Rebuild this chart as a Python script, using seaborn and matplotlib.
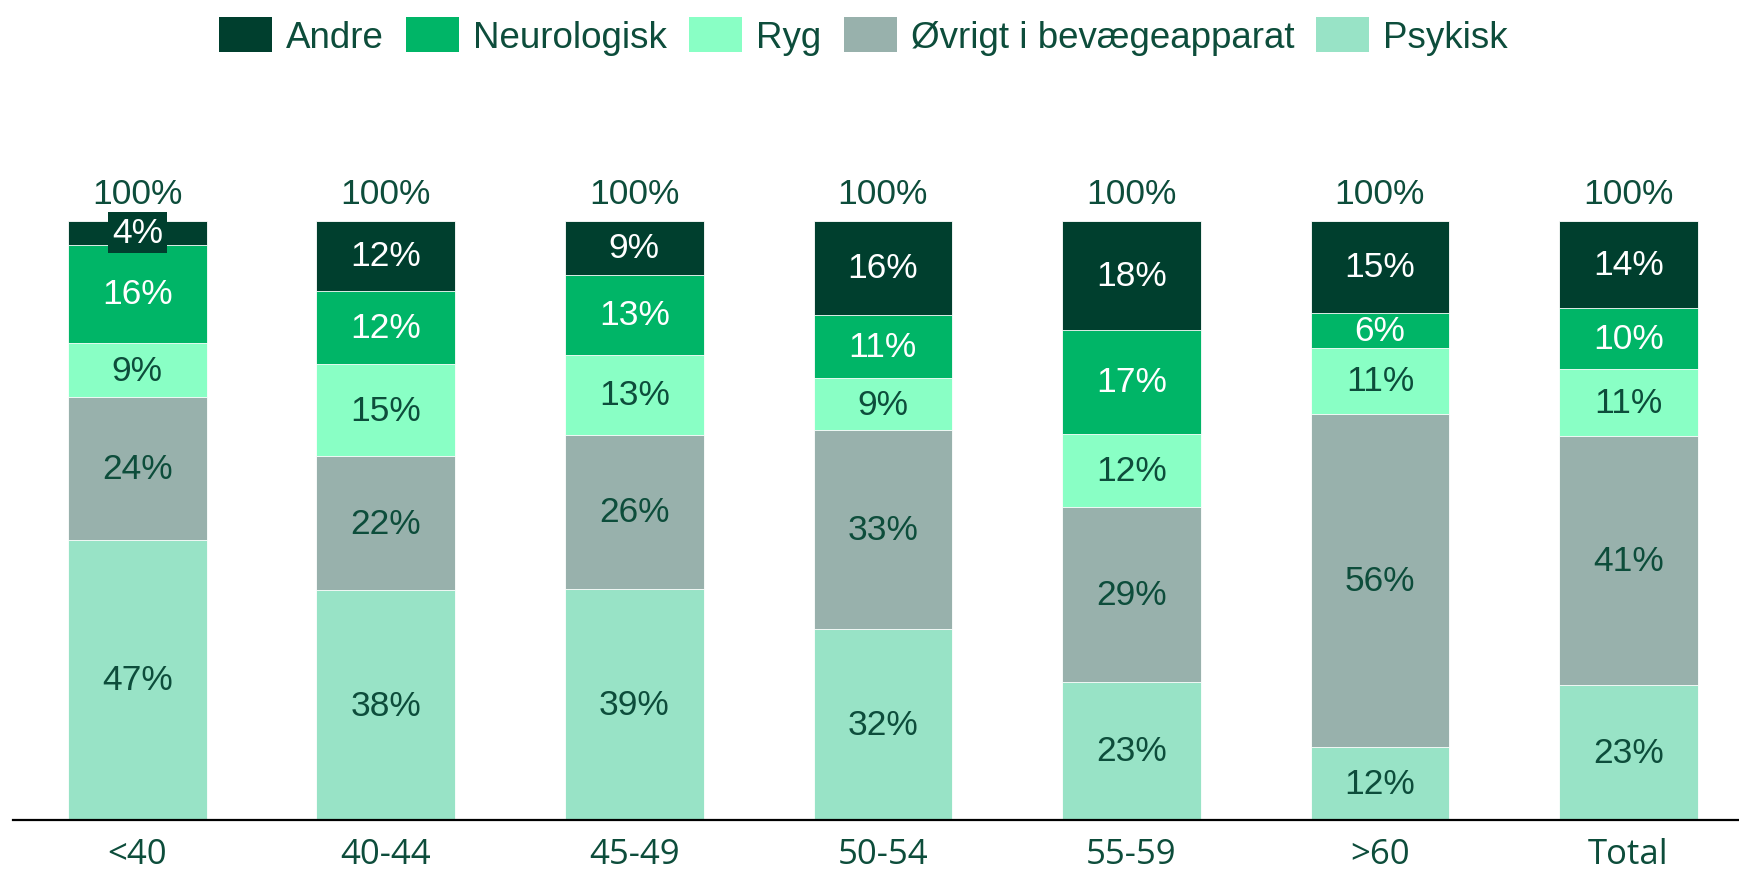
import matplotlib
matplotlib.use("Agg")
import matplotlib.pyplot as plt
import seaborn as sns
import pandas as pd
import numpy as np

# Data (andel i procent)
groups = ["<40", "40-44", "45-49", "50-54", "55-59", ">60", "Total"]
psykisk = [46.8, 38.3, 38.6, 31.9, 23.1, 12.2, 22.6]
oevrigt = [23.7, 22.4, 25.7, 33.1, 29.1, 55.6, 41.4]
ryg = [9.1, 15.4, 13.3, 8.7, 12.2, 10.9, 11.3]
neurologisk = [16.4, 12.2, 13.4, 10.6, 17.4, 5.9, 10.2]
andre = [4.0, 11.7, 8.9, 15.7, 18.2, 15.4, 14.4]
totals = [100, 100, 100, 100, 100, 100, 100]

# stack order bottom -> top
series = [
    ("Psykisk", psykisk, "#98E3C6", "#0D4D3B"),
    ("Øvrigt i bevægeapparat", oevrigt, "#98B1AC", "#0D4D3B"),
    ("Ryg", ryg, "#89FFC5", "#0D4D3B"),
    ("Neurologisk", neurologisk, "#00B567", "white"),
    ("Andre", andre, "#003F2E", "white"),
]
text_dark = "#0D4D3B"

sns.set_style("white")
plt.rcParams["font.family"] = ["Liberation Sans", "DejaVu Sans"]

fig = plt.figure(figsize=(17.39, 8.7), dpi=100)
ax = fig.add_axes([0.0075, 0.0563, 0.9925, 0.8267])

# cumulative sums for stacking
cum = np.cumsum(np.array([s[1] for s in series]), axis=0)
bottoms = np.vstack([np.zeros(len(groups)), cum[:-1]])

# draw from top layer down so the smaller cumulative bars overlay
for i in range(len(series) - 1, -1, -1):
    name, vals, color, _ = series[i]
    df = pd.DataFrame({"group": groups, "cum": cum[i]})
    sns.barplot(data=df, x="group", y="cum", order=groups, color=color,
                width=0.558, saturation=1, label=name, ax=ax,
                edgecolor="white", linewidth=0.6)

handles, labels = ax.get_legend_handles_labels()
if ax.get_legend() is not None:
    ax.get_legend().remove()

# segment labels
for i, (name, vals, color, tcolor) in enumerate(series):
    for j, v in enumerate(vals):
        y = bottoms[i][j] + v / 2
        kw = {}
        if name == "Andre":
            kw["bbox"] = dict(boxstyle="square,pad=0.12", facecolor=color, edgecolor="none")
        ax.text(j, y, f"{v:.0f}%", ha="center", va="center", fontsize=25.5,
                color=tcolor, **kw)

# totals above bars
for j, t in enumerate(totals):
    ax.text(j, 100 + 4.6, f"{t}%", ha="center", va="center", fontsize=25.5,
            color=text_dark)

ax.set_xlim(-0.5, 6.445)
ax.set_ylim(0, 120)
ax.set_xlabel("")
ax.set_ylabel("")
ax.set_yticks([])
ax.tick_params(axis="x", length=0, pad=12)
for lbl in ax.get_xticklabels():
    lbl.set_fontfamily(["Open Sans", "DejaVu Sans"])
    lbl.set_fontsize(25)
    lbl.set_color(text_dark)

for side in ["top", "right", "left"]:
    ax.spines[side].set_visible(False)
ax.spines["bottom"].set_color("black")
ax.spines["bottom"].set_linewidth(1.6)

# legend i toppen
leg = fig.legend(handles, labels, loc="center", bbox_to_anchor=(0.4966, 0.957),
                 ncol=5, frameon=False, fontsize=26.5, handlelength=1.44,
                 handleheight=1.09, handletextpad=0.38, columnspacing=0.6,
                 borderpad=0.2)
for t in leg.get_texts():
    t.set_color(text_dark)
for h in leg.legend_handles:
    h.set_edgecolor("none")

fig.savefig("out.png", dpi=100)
────
Your goal. Write out, word for word, the lines from the start of the data through the one holding "import numpy as np". Omit pictures.

Problem solution.
Rebuild this chart as a Python script, using seaborn and matplotlib.
import matplotlib
matplotlib.use("Agg")
import matplotlib.pyplot as plt
import seaborn as sns
import pandas as pd
import numpy as np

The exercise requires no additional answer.